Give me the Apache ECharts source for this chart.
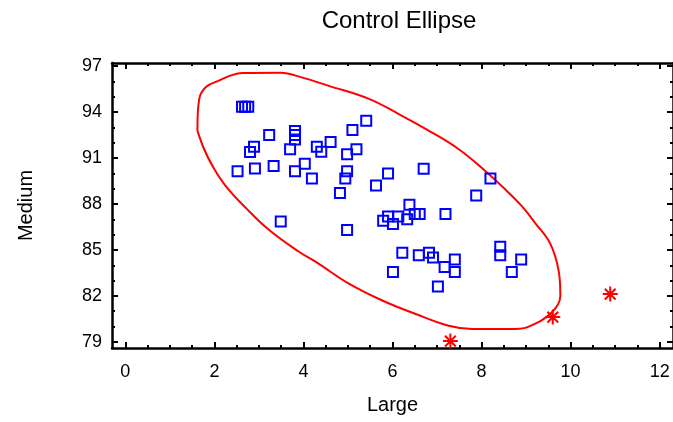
* * *
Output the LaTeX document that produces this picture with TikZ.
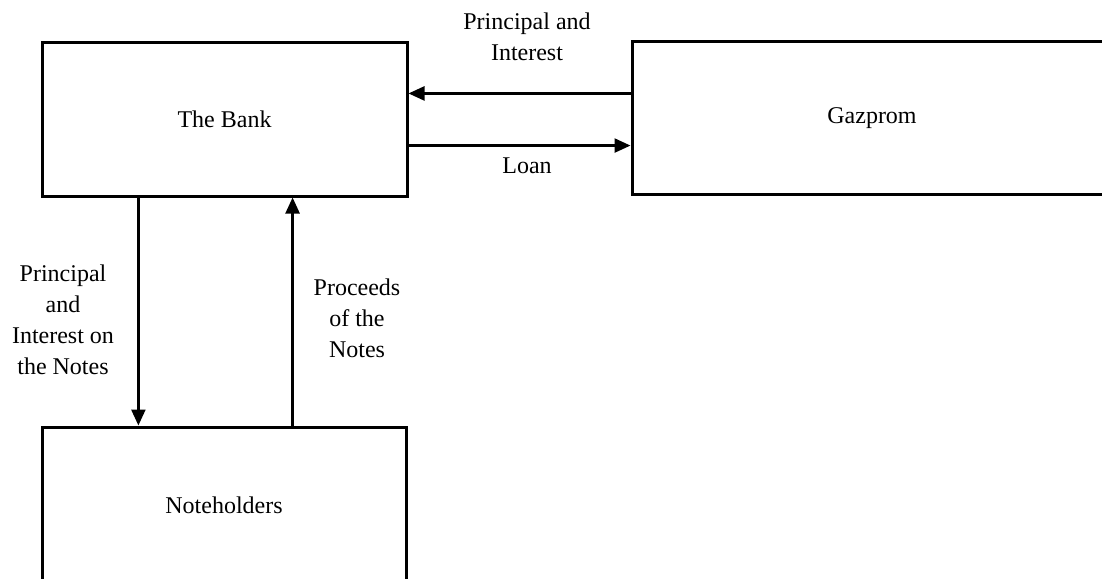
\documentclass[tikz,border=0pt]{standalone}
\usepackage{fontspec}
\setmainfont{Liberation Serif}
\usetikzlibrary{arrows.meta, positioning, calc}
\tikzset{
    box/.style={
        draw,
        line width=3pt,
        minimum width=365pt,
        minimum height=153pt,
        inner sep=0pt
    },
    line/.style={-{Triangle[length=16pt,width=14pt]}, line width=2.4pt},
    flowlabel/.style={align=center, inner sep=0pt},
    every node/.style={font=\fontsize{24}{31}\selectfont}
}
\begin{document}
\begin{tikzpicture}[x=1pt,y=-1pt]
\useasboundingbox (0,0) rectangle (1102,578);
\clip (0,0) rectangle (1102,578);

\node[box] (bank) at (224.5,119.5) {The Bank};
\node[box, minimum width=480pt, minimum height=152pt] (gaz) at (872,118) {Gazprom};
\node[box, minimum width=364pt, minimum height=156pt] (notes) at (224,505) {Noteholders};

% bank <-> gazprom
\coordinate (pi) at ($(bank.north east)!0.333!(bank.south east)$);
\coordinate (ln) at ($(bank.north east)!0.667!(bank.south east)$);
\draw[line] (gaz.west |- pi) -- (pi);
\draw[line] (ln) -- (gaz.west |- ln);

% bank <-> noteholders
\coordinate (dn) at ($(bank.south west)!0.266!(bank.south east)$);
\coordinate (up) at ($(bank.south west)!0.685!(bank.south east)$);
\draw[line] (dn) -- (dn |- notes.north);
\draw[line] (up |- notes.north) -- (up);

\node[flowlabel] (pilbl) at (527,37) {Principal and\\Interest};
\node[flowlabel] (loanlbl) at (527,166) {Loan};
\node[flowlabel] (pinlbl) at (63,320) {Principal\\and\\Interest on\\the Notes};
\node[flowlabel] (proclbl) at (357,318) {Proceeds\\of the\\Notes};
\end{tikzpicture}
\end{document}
---
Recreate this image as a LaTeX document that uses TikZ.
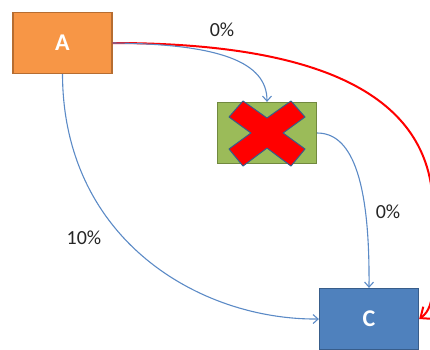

[What is being asked] Say how many lines in the records above hold "LaTeX", and give no other text.

[Solution to this task] 2